Despite shaky economy, 'Spirit' campaign makes strides
It's a coincidence that the biggest fundraising campaign in UND's history is taking place during just about the most difficult time in the nation's economic history. But, to hear from UND Foundation CEO Tim O'Keefe, it's not a coincidence that th...
It's a coincidence that the biggest fundraising campaign in UND's history is taking place during just about the most difficult time in the nation's economic history. But, to hear from UND Foundation CEO Tim O'Keefe, it's not a coincidence that the foundation continues to make headway toward its $300 million goal.
With about two years to go before the North Dakota Spirit campaign is scheduled to end, the foundation has about $226 million in donations and pledges. Fiscal year 2011, which ended June 30, saw the most money raised of any in the past six years since the campaign began, about $50.5 million
This campaign is the first in which the university is an active player, and the foundation plays more of a support role rather than the leading role that it's taken in past, O'Keefe said.
Getting people to give money for intangibles requires they be inspired, and, logically, it's going to be UND's deans, faculty and students who are the best candidates, not the professional development officers at the foundation.
"They're the ones with the story, they're the ones with the dreams," said campaign Co-Chairwoman Linda Pancratz.
UND is already reaping the benefits. Before the campaign, the foundation passes an average of $5 million a year to the university, said foundation Chief Financial Officer Laura Block. Since the campaign began in fiscal year 2006, the average has been $12 million per year.
So, what does it mean for UND to play a leading role?
University Provost Paul LeBel is the one to talk to, said O'Keefe, because, more than anyone that he works with at UND, LeBel "gets it."
"I appreciate him saying that I'm one of the ones who gets it, but the reality is fundraising is so important today that a dean couldn't be effective in his job without a vision for fundraising," LeBel said.
Donations are simply playing a more important role for public universities today, the provost said. Universities are becoming more complex, they're asked to do more and the cost of running them keeps rising.
State funding, he said, has been "generous," but it can't keep pace. That puts pressure on increasing tuition -- which the university is committed to keeping affordable -- and on grants and contracts from outside sources, such as federal agencies, he said.

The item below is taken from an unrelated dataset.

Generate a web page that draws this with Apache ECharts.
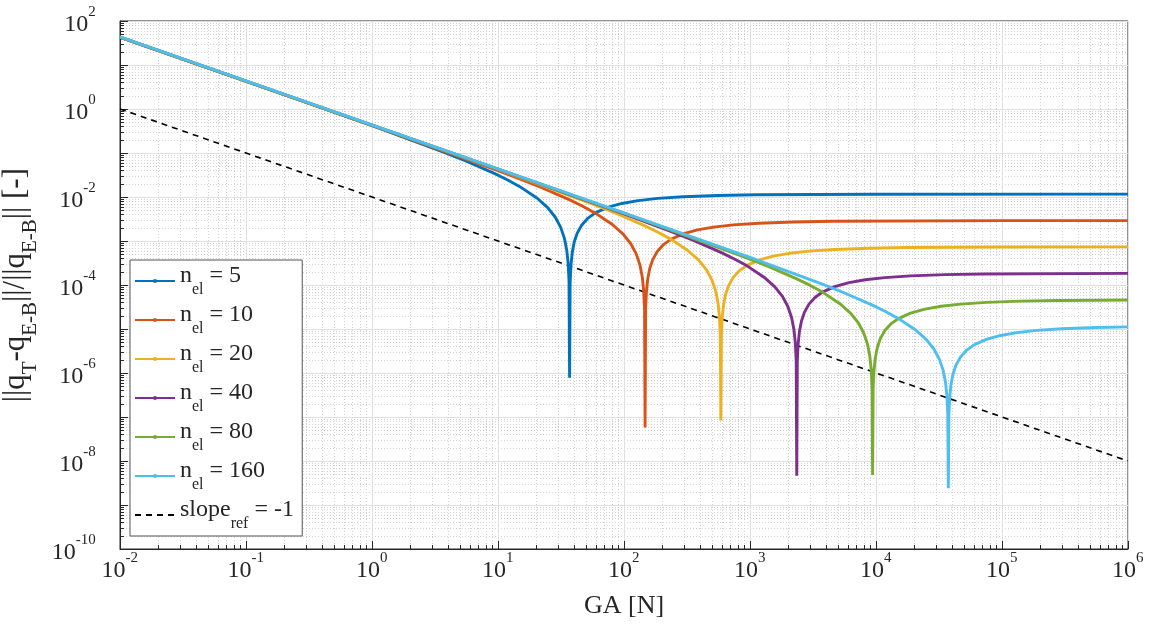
<!DOCTYPE html>
<html>
<head>
<meta charset="utf-8">
<script src="https://cdn.jsdelivr.net/npm/echarts@6/dist/echarts.min.js"></script>
<style>
  html, body { margin: 0; padding: 0; background: #fff; }
  #chart { width: 1151px; height: 633px; }
</style>
</head>
<body>
<div id="chart"></div>
<script>
// GA [N] samples and relative error per mesh size
const gaN5 = [0.01, 0.1, 1, 3.7, 5.55, 9.25, 11.84, 14.8, 20.35, 24.79, 28.49, 31.45, 33.67, 35.15, 36.08, 36.63, 37, 37.37, 37.93, 38.85, 40.33, 42.55, 46.25, 51.8, 59.2, 74, 96.2, 129.5, 185, 296, 555, 1110, 10000, 1000000];
const errN5 = [42.9, 4.28, 0.4176, 0.1044, 0.0658, 0.0348, 0.02465, 0.0174, 0.00949, 0.00572, 0.00347, 0.00204, 0.001147, 0.00061, 0.000297, 0.000117, 7.8e-7, 0.000115, 0.000283, 0.000552, 0.000958, 0.001508, 0.00232, 0.00332, 0.00435, 0.0058, 0.00713, 0.00828, 0.00928, 0.01015, 0.01082, 0.01122, 0.01156, 0.0116];

const gaN10 = [0.01, 0.1, 1, 10, 14.7, 22.05, 36.75, 47.04, 58.8, 80.85, 98.49, 113.2, 124.95, 133.77, 139.65, 143.33, 145.53, 147, 148.47, 150.68, 154.35, 160.23, 169.05, 183.75, 205.8, 235.2, 294, 382.2, 514.5, 735, 1176, 2205, 4410, 100000, 1000000];
const errN10 = [42.6, 4.26, 0.4234, 0.0397, 0.0261, 0.01644, 0.0087, 0.00616, 0.00435, 0.002372, 0.00143, 0.000867, 0.00051, 0.000287, 0.0001525, 7.42e-5, 2.93e-5, 5.8e-8, 2.87e-5, 7.08e-5, 0.000138, 0.00024, 0.000377, 0.00058, 0.000829, 0.001088, 0.00145, 0.001784, 0.00207, 0.00232, 0.002538, 0.002706, 0.002804, 0.0029, 0.0029];

const gaN20 = [0.01, 0.1, 1, 10, 58.7, 88.05, 146.75, 187.84, 234.8, 322.85, 393.29, 451.99, 498.95, 534.17, 557.65, 572.33, 581.13, 587, 592.87, 601.68, 616.35, 639.83, 675.05, 733.75, 821.8, 939.2, 1174, 1526.2, 2054.5, 2935, 4696, 8805, 17610, 100000, 1000000];
const errN20 = [43.1, 4.31, 0.4307, 0.0424, 0.006615, 0.004167, 0.002205, 0.001562, 0.0011025, 0.000601, 0.000362, 0.00022, 0.0001294, 7.27e-5, 3.87e-5, 1.88e-5, 7.42e-6, 8.3e-8, 7.28e-6, 1.79e-5, 3.5e-5, 6.07e-5, 9.56e-5, 0.000147, 0.00021, 0.000276, 0.000368, 0.000452, 0.000525, 0.000588, 0.000643, 0.000686, 0.000711, 0.000731, 0.000735];

const gaN40 = [0.01, 0.1, 1, 10, 100, 235, 352.5, 587.5, 752, 940, 1292.5, 1574.5, 1809.5, 1997.5, 2138.5, 2232.5, 2291.25, 2326.5, 2350, 2373.5, 2408.75, 2467.5, 2561.5, 2702.5, 2937.5, 3290, 3760, 4700, 6110, 8225, 11750, 18800, 35250, 70500, 1000000];
const errN40 = [43.2, 4.32, 0.432, 0.0432, 0.00414, 0.001656, 0.001043, 0.000552, 0.000391, 0.000276, 0.0001505, 9.07e-5, 5.5e-5, 3.24e-5, 1.82e-5, 9.68e-6, 4.71e-6, 1.86e-6, 4.6e-9, 1.82e-6, 4.49e-6, 8.76e-6, 1.52e-5, 2.39e-5, 3.68e-5, 5.26e-5, 6.9e-5, 9.2e-5, 0.0001132, 0.0001314, 0.0001472, 0.000161, 0.0001717, 0.0001779, 0.000184];

const gaN80 = [0.01, 0.1, 1, 10, 100, 940, 1410, 2350, 3008, 3760, 5170, 6298, 7238, 7990, 8554, 8930, 9165, 9306, 9400, 9494, 9635, 9870, 10246, 10810, 11750, 13160, 15040, 18800, 24440, 32900, 47000, 75200, 141000, 282000, 1000000];
const errN80 = [43.2, 4.32, 0.432, 0.0432, 0.00427, 0.000414, 0.000261, 0.000138, 9.78e-5, 6.9e-5, 3.76e-5, 2.27e-5, 1.375e-5, 8.1e-6, 4.55e-6, 2.42e-6, 1.18e-6, 4.65e-7, 4.8e-9, 4.55e-7, 1.12e-6, 2.19e-6, 3.8e-6, 5.98e-6, 9.2e-6, 1.316e-5, 1.725e-5, 2.3e-5, 2.83e-5, 3.28e-5, 3.68e-5, 4.03e-5, 4.29e-5, 4.45e-5, 4.56e-5];

const gaN160 = [0.01, 0.1, 1, 10, 100, 1000, 3750, 5625, 9375, 12000, 15000, 20625, 25125, 28875, 31875, 34125, 35625, 36562.5, 37125, 37500, 37875, 38437.5, 39375, 40875, 43125, 46875, 52500, 60000, 75000, 97500, 131250, 187500, 300000, 562500, 1000000];
const errN160 = [43.5, 4.35, 0.435, 0.0435, 0.00434, 0.000423, 0.0001044, 6.58e-5, 3.48e-5, 2.465e-5, 1.74e-5, 9.49e-6, 5.72e-6, 3.47e-6, 2.04e-6, 1.147e-6, 6.1e-7, 2.97e-7, 1.17e-7, 2.4e-9, 1.15e-7, 2.83e-7, 5.52e-7, 9.58e-7, 1.508e-6, 2.32e-6, 3.32e-6, 4.35e-6, 5.8e-6, 7.13e-6, 8.28e-6, 9.28e-6, 1.015e-5, 1.082e-5, 1.12e-5];

// reference slope -1
const gaRef = [0.01, 1000000];
const errRef = [1, 1e-8];

const meshSizes = ['5', '10', '20', '40', '80', '160'];
const meshColors = ['#0072BD', '#D95319', '#EDB120', '#7E2F8E', '#77AC30', '#4DBEEE'];

// axis decades (exponents)
const xDecades = [-2, -1, 0, 1, 2, 3, 4, 5, 6];
const yDecades = [-10, -9, -8, -7, -6, -5, -4, -3, -2, -1, 0, 1, 2];

const FONT = 'Liberation Serif';
const INK = '#262626';

function pairs(xs, ys) {
    return xs.map((x, i) => [x, ys[i]]);
}

// minor grid at 2..9 x 10^k
function minorValues(decades) {
    const out = [];
    for (let i = 0; i < decades.length - 1; i++) {
        for (let m = 2; m <= 9; m++) out.push(m * Math.pow(10, decades[i]));
    }
    return out;
}

// "10" with a raised exponent; sp only sets the line height
const powRich = {
    b: { fontFamily: FONT, fontSize: 24, lineHeight: 24, color: INK, verticalAlign: 'bottom' },
    e: { fontFamily: FONT, fontSize: 15, lineHeight: 15, color: INK, verticalAlign: 'top' },
    sp: { fontSize: 1, lineHeight: 32 }
};

function powLabel(v) {
    return '{b|10}{e|' + Math.round(Math.log10(v)) + '}{sp| }';
}

const chart = echarts.init(document.getElementById('chart'));

const meshData = [
    pairs(gaN5, errN5), pairs(gaN10, errN10), pairs(gaN20, errN20),
    pairs(gaN40, errN40), pairs(gaN80, errN80), pairs(gaN160, errN160)
];

const series = meshData.map((d, i) => ({
    name: 'n' + meshSizes[i],
    type: 'line',
    data: d,
    showSymbol: false,
    symbol: 'circle',
    lineStyle: { width: 2.9, color: meshColors[i] },
    itemStyle: { color: meshColors[i] },
    z: 3 + i
}));

series.push({
    name: 'ref',
    type: 'line',
    data: pairs(gaRef, errRef),
    showSymbol: false,
    symbol: 'none',
    lineStyle: { width: 1.6, color: '#000', type: [6, 5] },
    itemStyle: { color: '#000' },
    z: 2
});

const gridLine = { color: '#e0e0e0', width: 1 };
const minorLine = { color: '#d2d2d2', width: 1, type: [1, 2] };

const legendRich = {
    t: { fontFamily: FONT, fontSize: 24, lineHeight: 22, color: INK, verticalAlign: 'top' },
    s: { fontFamily: FONT, fontSize: 16, lineHeight: 14, color: INK, verticalAlign: 'bottom' },
    sp: { fontSize: 1, lineHeight: 34 }
};

const option = {
    animation: false,
    backgroundColor: '#fff',
    grid: {
        left: 120, right: 23, top: 21, bottom: 84,
        containLabel: false,
        outerBoundsMode: 'none',
        show: true, borderColor: INK, borderWidth: 1
    },
    legend: {
        orient: 'vertical',
        left: 130, top: 260,
        padding: [4, 8, 4, 4],
        itemWidth: 40,
        itemHeight: 5,
        itemGap: 5,
        backgroundColor: '#fff',
        borderColor: '#555',
        borderWidth: 1,
        borderRadius: 0,
        data: series.map(s => (s.name === 'ref' ? { name: 'ref', itemStyle: { opacity: 0 } } : s.name)),
        formatter: name => {
            if (name === 'ref') return '{t|slope}{s|ref}{t| = -1}{sp| }';
            return '{t|n}{s|el}{t| = ' + name.slice(1) + '}{sp| }';
        },
        textStyle: { rich: legendRich }
    },
    xAxis: [{
        type: 'log',
        min: 0.01, max: 1000000,
        interval: 1,
        name: 'GA [N]',
        nameLocation: 'middle',
        nameGap: 44,
        nameTextStyle: { fontFamily: FONT, fontSize: 26, color: INK },
        axisLine: { show: true, lineStyle: { color: INK } },
        axisTick: { show: true, inside: true, length: 8, lineStyle: { color: INK } },
        axisLabel: { margin: 2, formatter: powLabel, rich: powRich },
        splitLine: { show: true, lineStyle: gridLine }
    }, {
        type: 'log',
        min: 0.01, max: 1000000,
        position: 'bottom',
        axisLine: { show: false },
        axisLabel: { show: false },
        axisTick: { show: true, inside: true, length: 4, customValues: minorValues(xDecades), lineStyle: { color: INK } },
        splitLine: { show: true, lineStyle: minorLine }
    }],
    yAxis: [{
        type: 'log',
        min: 1e-10, max: 100,
        interval: 1,
        name: '{t|||q}{s|T}{t|-q}{s|E-B}{t|||/||q}{s|E-B}{t||| [-]}{sp| }',
        nameLocation: 'middle',
        nameGap: 78,
        nameRotate: 90,
        nameTextStyle: {
            rich: {
                t: { fontFamily: FONT, fontSize: 31, lineHeight: 30, color: INK, verticalAlign: 'top' },
                s: { fontFamily: FONT, fontSize: 21, lineHeight: 19, color: INK, verticalAlign: 'bottom' },
                sp: { fontSize: 1, lineHeight: 40 }
            }
        },
        axisLine: { show: true, lineStyle: { color: INK } },
        axisTick: { show: true, inside: true, length: 8, lineStyle: { color: INK } },
        axisLabel: {
            margin: 24,
            formatter: v => (Math.round(Math.log10(v)) % 2 === 0 ? powLabel(v) : ''),
            rich: powRich
        },
        splitLine: { show: true, lineStyle: gridLine }
    }, {
        type: 'log',
        min: 1e-10, max: 100,
        position: 'left',
        axisLine: { show: false },
        axisLabel: { show: false },
        axisTick: { show: true, inside: true, length: 4, customValues: minorValues(yDecades), lineStyle: { color: INK } },
        splitLine: { show: true, lineStyle: minorLine }
    }],
    series: series
};

chart.setOption(option);
</script>
</body>
</html>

Donations relieve that pressure.
O'Keefe said that, under LeBel, the communication between the foundation and the university is unprecedented.
One example of what they might talk about is for instance, the best way to pay for new buildings for the College of Business and Public Administration and the College of Education and Human Development.
Practically speaking, the business school tends to have more well-heeled alumni than the education school. So, if both needed new buildings, the business school might approach its alumni network and the education school might talk with the Legislature.
What the foundation can then do is facilitate a meeting between the dean of the business school and maybe students with donors. This way, the people with the dreams can talk to the people with the money.
"Fundraising isn't going out and telling people what you need," LeBel said. "Fundraising is getting them to buy into your vision of what the university and the college could be."
Ideally, though, the donors wouldn't pick where the money goes. That's a harder sell, but it happens.
Rick Bergum, the owner of several agribusinesses, major donor and UND Foundation chairman, and his wife Jody found themselves donating funds to an endowment for the music program that they really didn't know much about at first.
"I'm in the grain business," Rick Bergum said. "I don't know who should get what, or where the money should go for the chairs. I left it to the president." People like to put money into buildings, he said, but he prefers his giving with no strings attached because it's more useful to UND that way.
The stock market
Though O'Keefe and others at the foundation will marvel at how the North Dakota Spirit campaign has weathered the recession, they'll also admit that it does have an impact on giving to some extent.
There can be a big difference between the amount of money pledged and the amount of money actually donated. When the stock market took a huge dive in fiscal year 2009, the amount of money raised actually went up, from $35.8 million the year before to $43.4 million that year. The amount of money handed over, however, dropped from $21.5 million to $12.9 million. In other words, donors pledged more, but donated less.
Bergum said the stock market's performance certainly affects him. He still has a pledge at UND that he hasn't quite fulfilled, he said, and is waiting for the stock market to pick up. When a stock you own drops from $30 to $20 a share, he said, "it takes more shares to give the same amount."
Still, the market's been mostly up this past fiscal year and the same divergence in pledges and donations appeared. The total amount raised shot up from $27.9 million in fiscal year 2010 to $50.5 million this past fiscal year. The amount actually donated dropped from $16.2 million to $12 million.
If nothing, that shows that when the going gets tough, UND's friends think more of it, even if they can't send money right away.